Characterization of microstructure and mechanical properties of biodegradable polymer blends of poly(L-lactic acid) and poly(butylene succinate-co-e-caprolactone) with lysine triisocyanate

Effect of lysine triisocyanate (LTI) as an additive on the microstructure and the mechanical properties of biodegradable polymer blends of poly(L-lactic acid) (PLLA) and poly(butylene succinate-co-e-caprolactone) (PBSC) were investigated by using Fourier transform infrared (FTIR) spectroscopy, differential scanning calorimetry (DSC), field-emission scanning electron microscope (FE-SEM), and bending and mode I fracture testing techniques.
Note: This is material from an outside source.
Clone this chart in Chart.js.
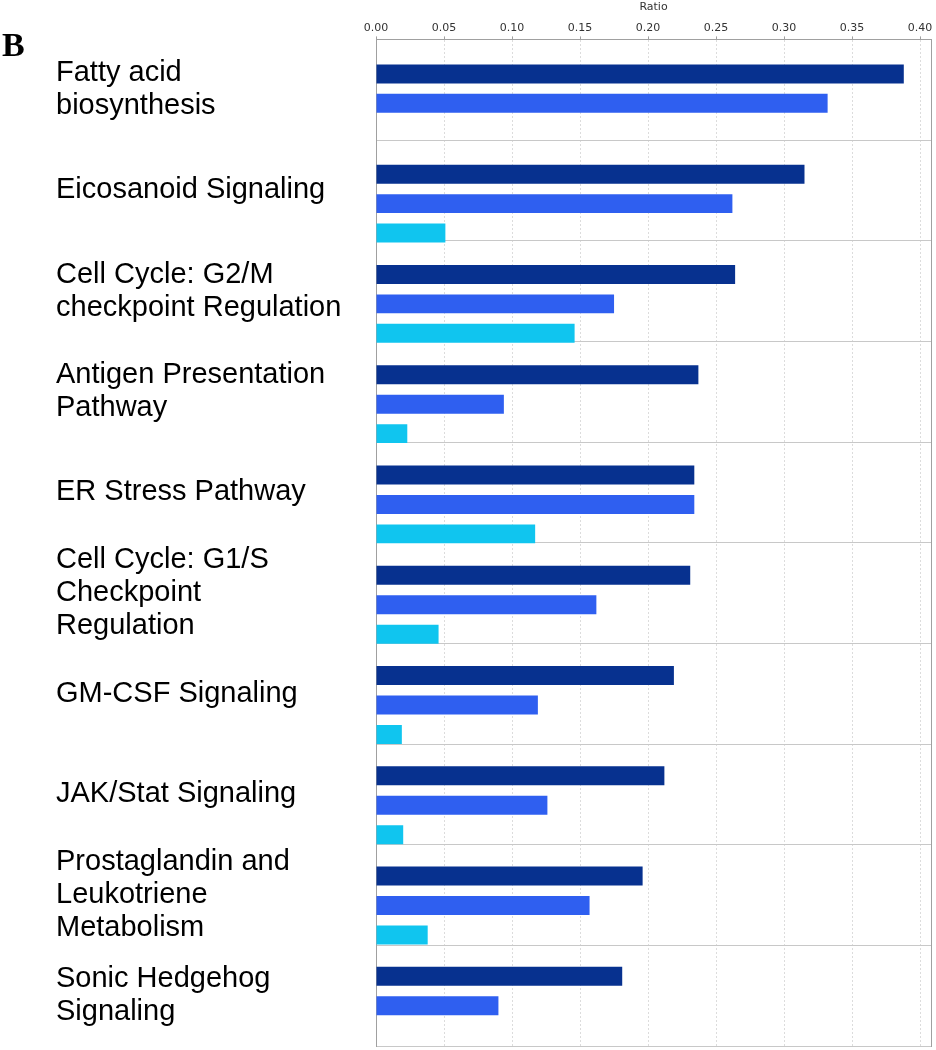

It was found that the addition of LTI dramatically improves the phase-separation morphology of the PLLA/PBSC blends. FTIR analysis suggested that the NCO groups of LTI were acted as compatibilizer by attributing secondary process between the two polymers PLLA and PBSC, resulting lower peak intensity of ACI samples, understood as secondary process is polar interaction and hydrophobic process. DSC and FE-SEM results also supported such improvement of immiscibility between PLLA and PBSC. Macroscopic mechanical properties such as the bending fracture energy and the mode I fracture properties are also effectively improved by the LTI addition. Void formation is suppressed due to such morphological change in PLLA/ PBSC/LTI blends, and, as a result, energy dissipation in the notch-tip region of the blends becomes higher than in that of PLLA/PBSC where localized stress concentration due to voids tends to accelerate fracture initiation and, therefore, lowers the fracture energy. POLYM. ENG. SCI., 50:1485-1491, 2010.